Europe: NATO Ministers Ready To Act On Bosnia And Expansion

  • Jan de Weydenthal

Brussels, 9 December 1996 (RFE/RL) - NATO is ready to take the final steps in establishing a new stabilization force for Bosnia (SFOR) and setting the date for a summit to announce the first Eastern countries to be admitted to the alliance.

A senior NATO official today told a press briefing that those are the main issues to be discussed at tomorrow's meeting of NATO foreign ministers in Brussels.

The official said that operational plans for the establishment of the stabilization force had already been approved by all 16 NATO member states as well as those countries willing to take part in the Bosnia peacekeeping program. Some 17 non-NATO countries are likely to participate.

The official said that the 18-month long mission is to help consolidating and stabilizing peace conditions in Bosnia-Herzegovina.

The mission will become operational following approval by the United Nations.

Tomorrow's meeting is also expected to set the date for the alliance's summit. The NATO official said that the gathering will be held "toward the middle of 1997," but other senior diplomats have put the date at the first part of July.

The tentative agenda for the summit is said to include internal reorganization of the alliance's command structure and a decision admitting new members.

Other subjects likely to be discussed at the summit are a discussion of the expansion and streamlining of the Alliance's Partnership for Peace program and the consolidation of the Russia-NATO as well as the Ukraine-NATO relationships. NATO is planning to open an information office in Kyiv.

No specific decisions on any of these topics are likely to be taken at the foreign ministers' meeting. But the ministers are certain tomorrow to discuss and analyze the relevant factors, particularly the political as well as military and financial aspects of the prospective enlargement.

NATO officials are still reluctant to name potential Eastern candidates for membership in the alliance. But it is widely assumed that the Czech Republic and Poland are among the leading candidates. There are also reportedly discussions about Hungary and Slovenia. France is said to favor the acceptance of Romania as well.

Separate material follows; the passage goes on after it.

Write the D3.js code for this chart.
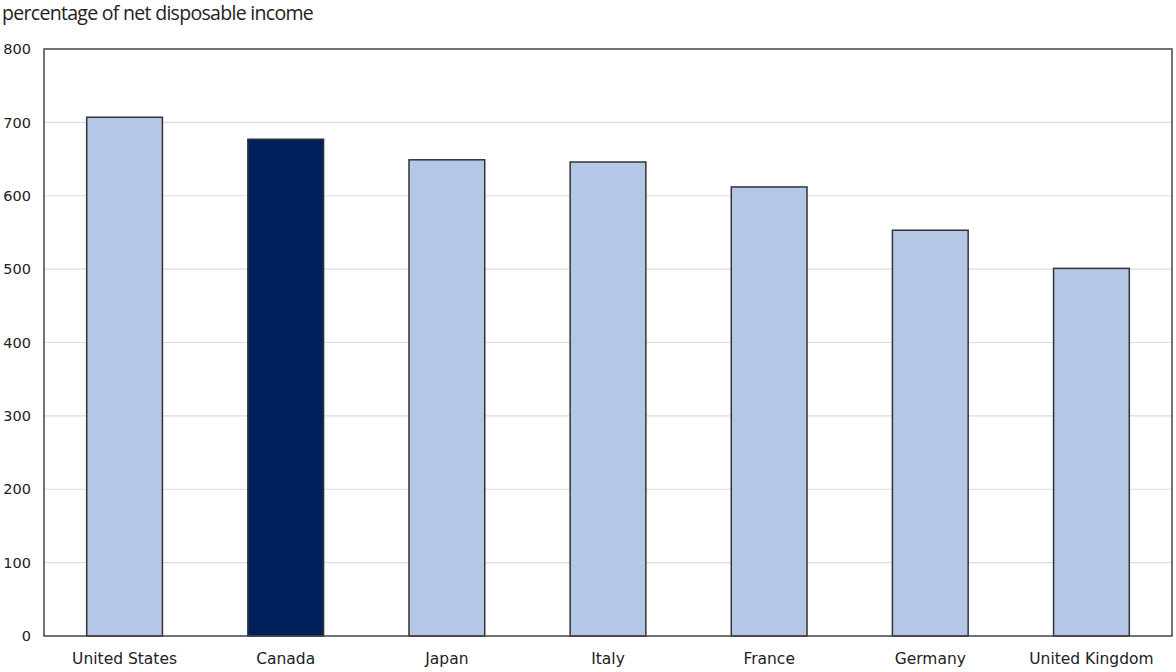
<!DOCTYPE html>
<html>
<head>
<meta charset="utf-8">
<script src="https://cdn.jsdelivr.net/npm/d3@7"></script>
<style>
  html, body { margin: 0; padding: 0; background: #fff; }
  svg { display: block; }
</style>
</head>
<body>
<svg id="chart" width="1176" height="672"></svg>
<script>
// Household net worth by country, percentage of net disposable income
const countries = ["United States", "Canada", "Japan", "Italy", "France", "Germany", "United Kingdom"];
const values = [707, 677, 649, 646, 612, 553, 501];
const highlight = "Canada";
const yTicks = [0, 100, 200, 300, 400, 500, 600, 700, 800];
const yTitle = "percentage of net disposable income";

const svg = d3.select("#chart");
const margin = { top: 49, right: 4, bottom: 36, left: 44 };
const W = 1176, H = 672;
const innerW = W - margin.left - margin.right;
const innerH = H - margin.top - margin.bottom;

const g = svg.append("g").attr("transform", `translate(${margin.left},${margin.top})`);

const x = d3.scaleBand().domain(countries).range([0, innerW]).paddingInner(0.53).paddingOuter(0.265);
const y = d3.scaleLinear().domain([0, 800]).range([innerH, 0]);

// horizontal gridlines
g.append("g")
  .selectAll("line")
  .data(yTicks.filter(d => d > 0 && d < 800))
  .join("line")
  .attr("x1", 0).attr("x2", innerW)
  .attr("y1", d => y(d)).attr("y2", d => y(d))
  .attr("stroke", "#dcdcdc").attr("stroke-width", 1.2);

// bars
g.append("g")
  .selectAll("rect")
  .data(countries.map((c, i) => ({ c, v: values[i] })))
  .join("rect")
  .attr("x", d => x(d.c))
  .attr("y", d => y(d.v))
  .attr("width", x.bandwidth())
  .attr("height", d => y(0) - y(d.v))
  .attr("fill", d => d.c === highlight ? "#00205b" : "#b4c7e7")
  .attr("stroke", "#333")
  .attr("stroke-width", 1.5);

// plot frame
g.append("rect")
  .attr("x", 0).attr("y", 0)
  .attr("width", innerW).attr("height", innerH)
  .attr("fill", "none")
  .attr("stroke", "#444").attr("stroke-width", 1.5);

// y axis labels
const yAxis = g.append("g")
  .call(d3.axisLeft(y).tickValues(yTicks).tickSize(0).tickPadding(13));
yAxis.select(".domain").remove();
yAxis.selectAll("text")
  .attr("font-family", "DejaVu Sans, Verdana, sans-serif")
  .attr("font-size", 14.5)
  .attr("fill", "#222");

// x axis labels
const xAxis = g.append("g")
  .attr("transform", `translate(0,${innerH})`)
  .call(d3.axisBottom(x).tickSize(0).tickPadding(17));
xAxis.select(".domain").remove();
xAxis.selectAll("text")
  .attr("font-family", "DejaVu Sans, Verdana, sans-serif")
  .attr("font-size", 15.5)
  .attr("fill", "#222");

// axis title
svg.append("text")
  .attr("x", 2).attr("y", 20)
  .attr("font-family", "Open Sans, sans-serif")
  .attr("font-size", 19.5)
  .attr("letter-spacing", -0.7)
  .attr("fill", "#222")
  .text(yTitle);
</script>
</body>
</html>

There is speculation that once a selection of candidates is announced, the process of enlargement will speed up, leading to a formal signing of entry into the alliance within a relatively short time (perhaps even months). President Bill Clinton said during the electoral campaign that he expected several countries to become full members by 1999.

Recently, there have been several reports in the Western media that NATO is preparing a formal agreement, or a charter, on its relations with Russia. Only yesterday German Foreign Minister Klaus Kinkel was quoted by a newspaper as saying that Russia should be given a major permanent role in some political NATO councils.

Similar reports have appeared in the British media. "The Guardian" newspaper claimed that the alliance is likely to propose that Russia be given a "joint chairmanship" of a new political forum within NATO. The newspaper speculated that this would provide Russia with a right to veto some aspects of NATO political operations, including decisions on peacekeeping forces and non-proliferation of weapons.

The senior NATO official dismissed those speculations. He told the press briefing today that while various proposals had been made by officials of NATO countries, the alliance has not yet received any formal reaction to them from Moscow. The foreign ministers' meeting is not likely to act, he said, in the absence of Russia's clearly stated positions. But they may discuss general principles of cooperation and consultation with Russia.

The ministers are to meet with Russian Foreign Minister Yevgeny Primakov on Wednesday, a day after their own meeting ends.

Diplomats have been saying that Russia may prefer to stay out of formal NATO agencies. They say that any agreement on membership in such bodies would make it difficult for Moscow to criticize the alliance's policies if these policies diverged from what Moscow considers as its political interests.

Diplomats say that Russia may instead insist on a strictly defined, formal agreement with NATO that would precisely define mutual rights and obligations. But, the diplomats say, the alliance is unlikely to accept that position.